Transcribe the full listing below exactly.

> _Data provided_:
- - - - - - -

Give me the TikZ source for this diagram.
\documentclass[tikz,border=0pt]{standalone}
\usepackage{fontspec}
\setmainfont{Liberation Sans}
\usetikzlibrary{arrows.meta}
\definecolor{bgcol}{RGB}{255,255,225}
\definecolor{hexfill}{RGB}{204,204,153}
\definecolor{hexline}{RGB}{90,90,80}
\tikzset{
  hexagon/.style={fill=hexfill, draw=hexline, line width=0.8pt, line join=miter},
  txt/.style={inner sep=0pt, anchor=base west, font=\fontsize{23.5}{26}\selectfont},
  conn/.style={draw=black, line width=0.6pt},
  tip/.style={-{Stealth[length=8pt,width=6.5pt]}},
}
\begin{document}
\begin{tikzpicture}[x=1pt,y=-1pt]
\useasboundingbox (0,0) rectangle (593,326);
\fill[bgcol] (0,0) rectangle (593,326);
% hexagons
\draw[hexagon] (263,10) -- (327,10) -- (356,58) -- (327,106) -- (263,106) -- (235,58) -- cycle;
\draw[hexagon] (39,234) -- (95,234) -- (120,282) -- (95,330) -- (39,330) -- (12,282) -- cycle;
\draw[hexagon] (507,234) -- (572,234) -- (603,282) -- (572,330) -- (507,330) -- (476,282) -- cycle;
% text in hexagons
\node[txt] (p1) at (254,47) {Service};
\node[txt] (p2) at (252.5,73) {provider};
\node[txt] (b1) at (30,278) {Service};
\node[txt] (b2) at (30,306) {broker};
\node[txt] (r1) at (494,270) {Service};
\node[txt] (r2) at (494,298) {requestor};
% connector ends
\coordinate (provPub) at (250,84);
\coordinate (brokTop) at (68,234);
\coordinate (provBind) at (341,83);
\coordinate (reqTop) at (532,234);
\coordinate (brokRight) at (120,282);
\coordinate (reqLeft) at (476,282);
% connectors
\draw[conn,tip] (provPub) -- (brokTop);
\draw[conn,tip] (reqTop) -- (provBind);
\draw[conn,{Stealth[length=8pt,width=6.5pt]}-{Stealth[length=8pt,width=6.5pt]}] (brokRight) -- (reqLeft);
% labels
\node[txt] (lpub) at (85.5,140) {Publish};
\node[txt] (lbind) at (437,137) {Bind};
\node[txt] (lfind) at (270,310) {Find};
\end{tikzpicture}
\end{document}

- - - - - - -

> _Task answer_:
Give me the TikZ source for this diagram.
\documentclass[tikz,border=0pt]{standalone}
\usepackage{fontspec}
\setmainfont{Liberation Sans}
\usetikzlibrary{arrows.meta}
\definecolor{bgcol}{RGB}{255,255,225}
\definecolor{hexfill}{RGB}{204,204,153}
\definecolor{hexline}{RGB}{90,90,80}
\tikzset{
  hexagon/.style={fill=hexfill, draw=hexline, line width=0.8pt, line join=miter},
  txt/.style={inner sep=0pt, anchor=base west, font=\fontsize{23.5}{26}\selectfont},
  conn/.style={draw=black, line width=0.6pt},
  tip/.style={-{Stealth[length=8pt,width=6.5pt]}},
}
\begin{document}
\begin{tikzpicture}[x=1pt,y=-1pt]
\useasboundingbox (0,0) rectangle (593,326);
\fill[bgcol] (0,0) rectangle (593,326);
% hexagons
\draw[hexagon] (263,10) -- (327,10) -- (356,58) -- (327,106) -- (263,106) -- (235,58) -- cycle;
\draw[hexagon] (39,234) -- (95,234) -- (120,282) -- (95,330) -- (39,330) -- (12,282) -- cycle;
\draw[hexagon] (507,234) -- (572,234) -- (603,282) -- (572,330) -- (507,330) -- (476,282) -- cycle;
% text in hexagons
\node[txt] (p1) at (254,47) {Service};
\node[txt] (p2) at (252.5,73) {provider};
\node[txt] (b1) at (30,278) {Service};
\node[txt] (b2) at (30,306) {broker};
\node[txt] (r1) at (494,270) {Service};
\node[txt] (r2) at (494,298) {requestor};
% connector ends
\coordinate (provPub) at (250,84);
\coordinate (brokTop) at (68,234);
\coordinate (provBind) at (341,83);
\coordinate (reqTop) at (532,234);
\coordinate (brokRight) at (120,282);
\coordinate (reqLeft) at (476,282);
% connectors
\draw[conn,tip] (provPub) -- (brokTop);
\draw[conn,tip] (reqTop) -- (provBind);
\draw[conn,{Stealth[length=8pt,width=6.5pt]}-{Stealth[length=8pt,width=6.5pt]}] (brokRight) -- (reqLeft);
% labels
\node[txt] (lpub) at (85.5,140) {Publish};
\node[txt] (lbind) at (437,137) {Bind};
\node[txt] (lfind) at (270,310) {Find};
\end{tikzpicture}
\end{document}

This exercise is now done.